Jodie Foster explains 'trauma' behind refusal to work on stage

Jodie Foster hasn't appeared in a play for over 40 years as a result of a "traumatic" incident during a college production.
The 'True Detective: Night Country' actress was horrified to learn John Hinckley Jr. had attempted to assassinate then-President Ronald Reagan in a bid to impress her and despite the incident - for which the shooter was eventually acquitted on mental health grounds and committed to a hospital - causing her world to "fall apart", Jodie was determined the Yale University show must go on.
Speaking to Jodie Comer for Interview magazine, she said: "I’m finally able to admit that the one bit of theatre I did when I was in college, there was so much trauma involved in it—well, just quickly, the play happened in two weekends, and I did the first weekend, and in between the first weekend and the second weekend, John Hinckley shot the president... It was a huge moment.
"It was a long time ago. You probably don’t even know, but he shot him in order to impress me, and he had written letters to me, so it was a big moment in my life.
"The world fell apart, there were Secret Service people everywhere, I had bodyguards, and I had to be taken to a safe house, and I was in the middle of these two weekends of this play, and I had the dumb idea of 'the show must go on.'
"So I was like, 'I have to do that second weekend'. I'd just turned 18.
Jodie opted to vent her frustrations by "using" one member of the audience - but discovered afterwards he had brought a gun to the show.
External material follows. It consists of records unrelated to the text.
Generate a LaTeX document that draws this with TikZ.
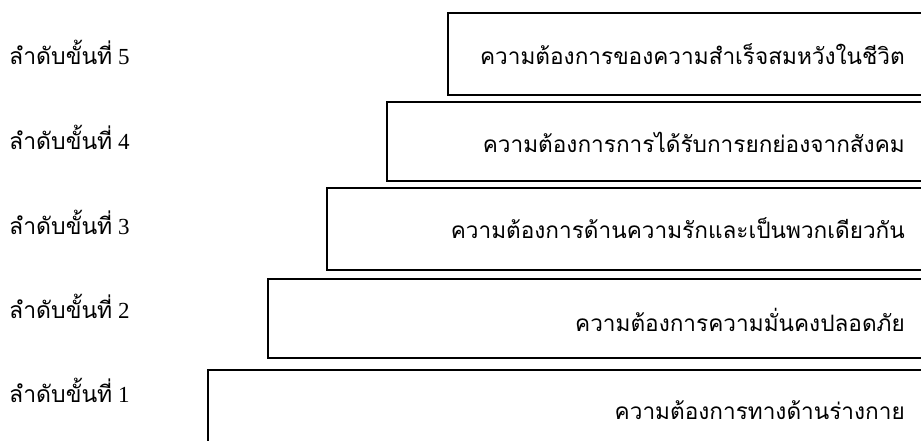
\documentclass[tikz,border=0pt]{standalone}
\usepackage{fontspec}
\setmainfont{Liberation Serif}
\newfontfamily\thaifont[Script=Thai]{Loma}
\begin{document}
\begin{tikzpicture}[x=1pt,y=-1pt,
  stepbox/.style={draw=black,line width=2.2pt,rectangle,anchor=north west,inner sep=0pt},
  boxtext/.style={anchor=east,font=\thaifont\fontsize{22.6}{26}\selectfont,inner sep=0pt},
  lvl/.style={anchor=west,font=\fontsize{23}{27}\selectfont,inner sep=0pt}]
\useasboundingbox (0,0) rectangle (921,441);
\clip (0,0) rectangle (921,441);
\node[stepbox,minimum width=500pt,minimum height=82pt] (b5) at (447,12) {};
\node[stepbox,minimum width=560pt,minimum height=79pt] (b4) at (386,101) {};
\node[stepbox,minimum width=620pt,minimum height=82pt] (b3) at (326,187) {};
\node[stepbox,minimum width=680pt,minimum height=79pt] (b2) at (267,278) {};
\node[stepbox,minimum width=740pt,minimum height=100pt] (b1) at (207,369) {};
\node[boxtext] (t5) at (905,54) {ความต้องการของความสำเร็จสมหวังในชีวิต};
\node[boxtext] (t4) at (905,142) {ความต้องการการได้รับการยกย่องจากสังคม};
\node[boxtext] (t3) at (905,228) {ความต้องการด้านความรักและเป็นพวกเดียวกัน};
\node[boxtext] (t2) at (905,320) {ความต้องการความมั่นคงปลอดภัย};
\node[boxtext] (t1) at (905,410) {ความต้องการทางด้านร่างกาย};
\node[lvl] (l5) at (9,52) {{\thaifont ลำดับขั้นที่} 5};
\node[lvl] (l4) at (9,137) {{\thaifont ลำดับขั้นที่} 4};
\node[lvl] (l3) at (9,222) {{\thaifont ลำดับขั้นที่} 3};
\node[lvl] (l2) at (9,306) {{\thaifont ลำดับขั้นที่} 2};
\node[lvl] (l1) at (9,390) {{\thaifont ลำดับขั้นที่} 1};
\end{tikzpicture}
\end{document}
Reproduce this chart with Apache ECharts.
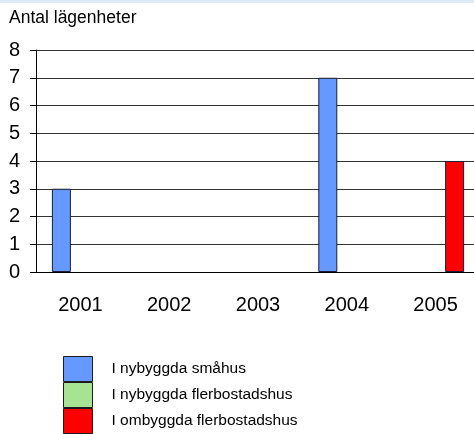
<!DOCTYPE html>
<html>
<head>
<meta charset="utf-8">
<script src="https://cdn.jsdelivr.net/npm/echarts@6/dist/echarts.min.js"></script>
<style>
html, body { margin: 0; padding: 0; background: #fff; overflow: hidden; }
#chart { width: 480px; height: 434px; }
</style>
</head>
<body>
<div id="chart"></div>
<script>
// data
var years = ['2001', '2002', '2003', '2004', '2005'];
var smahus = [3, 0, 0, 7, 0];
var nyFler = [0, 0, 0, 0, 0];
var omFler = [0, 0, 0, 0, 4];
var seriesNames = ['I nybyggda småhus', 'I nybyggda flerbostadshus', 'I ombyggda flerbostadshus'];
var yTicks = [0, 8, 1];

var chart = echarts.init(document.getElementById('chart'));

function bar(name, data, color) {
	return {
		name: name,
		type: 'bar',
		// empty bars are not drawn in the original, so no border either
		data: data.map(function (v) { return v === 0 ? '-' : v; }),
		barWidth: 19,
		barGap: '0%',
		itemStyle: { color: color, borderColor: '#1c1c3a', borderWidth: 1 }
	};
}

var option = {
	animation: false,
	textStyle: { fontFamily: 'Liberation Sans, Arial, sans-serif' },
	graphic: [
		{ type: 'rect', shape: { x: 0, y: 0, width: 480, height: 3 }, style: { fill: '#dfeaf8' } }
	],
	title: {
		text: 'Antal lägenheter',
		left: 9,
		top: 9,
		padding: 0,
		textStyle: { fontSize: 17.5, fontWeight: 'normal', color: '#000' }
	},
	legend: {
		orient: 'vertical',
		left: 63,
		top: 356,
		height: 120,
		padding: 0,
		itemWidth: 29,
		itemHeight: 25,
		itemGap: 0,
		icon: 'rect',
		itemStyle: { borderColor: '#1c1c1c', borderWidth: 1 },
		textStyle: { fontSize: 15.5, color: '#000', padding: [0, 0, 0, 14] },
		data: seriesNames
	},
	grid: { left: 36, top: 50, right: 0, bottom: 162 },
	xAxis: {
		type: 'category',
		data: years,
		axisLine: { lineStyle: { color: '#000', width: 1 } },
		axisTick: { show: false },
		axisLabel: { fontSize: 20, color: '#000', margin: 23 }
	},
	yAxis: {
		type: 'value',
		min: yTicks[0],
		max: yTicks[1],
		interval: yTicks[2],
		axisLine: { show: true, lineStyle: { color: '#000' } },
		axisTick: { show: true, length: 6, lineStyle: { color: '#000' } },
		axisLabel: { fontSize: 20, color: '#000', margin: 16 },
		splitLine: { lineStyle: { color: '#333', width: 1 } }
	},
	series: [
		bar(seriesNames[0], smahus, '#6699ff'),
		bar(seriesNames[1], nyFler, '#a6e393'),
		bar(seriesNames[2], omFler, '#ff0000')
	]
};
chart.setOption(option);
</script>
</body>
</html>
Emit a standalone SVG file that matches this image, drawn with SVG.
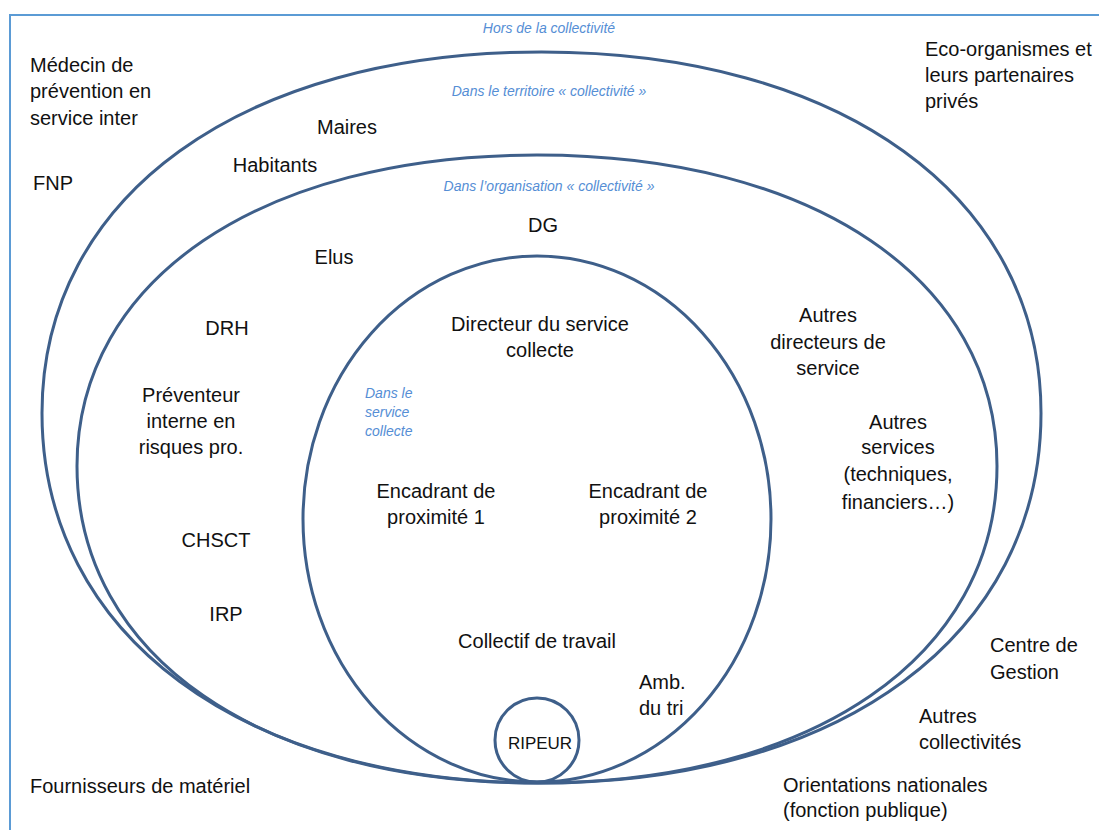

She continued: "There were people everywhere, cameras everywhere, and there was a guy in the front row, and I had noticed that it was the second night that he’d been there, and I decided to, the whole play, yell, 'F*** you, motherf*****!'
I just decided that I was going to use this guy.
"And then the next day, it was revealed that this particular guy had a gun, and he had brought it to the performance, and then he was on the run, and I was in a class, and the bodyguard guy came and threw me onto the ground while I was in the class, which was really embarrassing, because there were only 10 people there.
"It was a traumatic moment, and I’ve never admitted that maybe that has something to do with how I never wanted to do a play again.
"It was all part of that. I talked myself into loving theatre and going to theatre, but somehow feeling like I couldn’t make that commitment to ever do it again.
But the 61-year-old star won't rule out getting on stage again one day.
She quipped: "I’ll be the first 80-year-old person to go onstage with my walker, perhaps."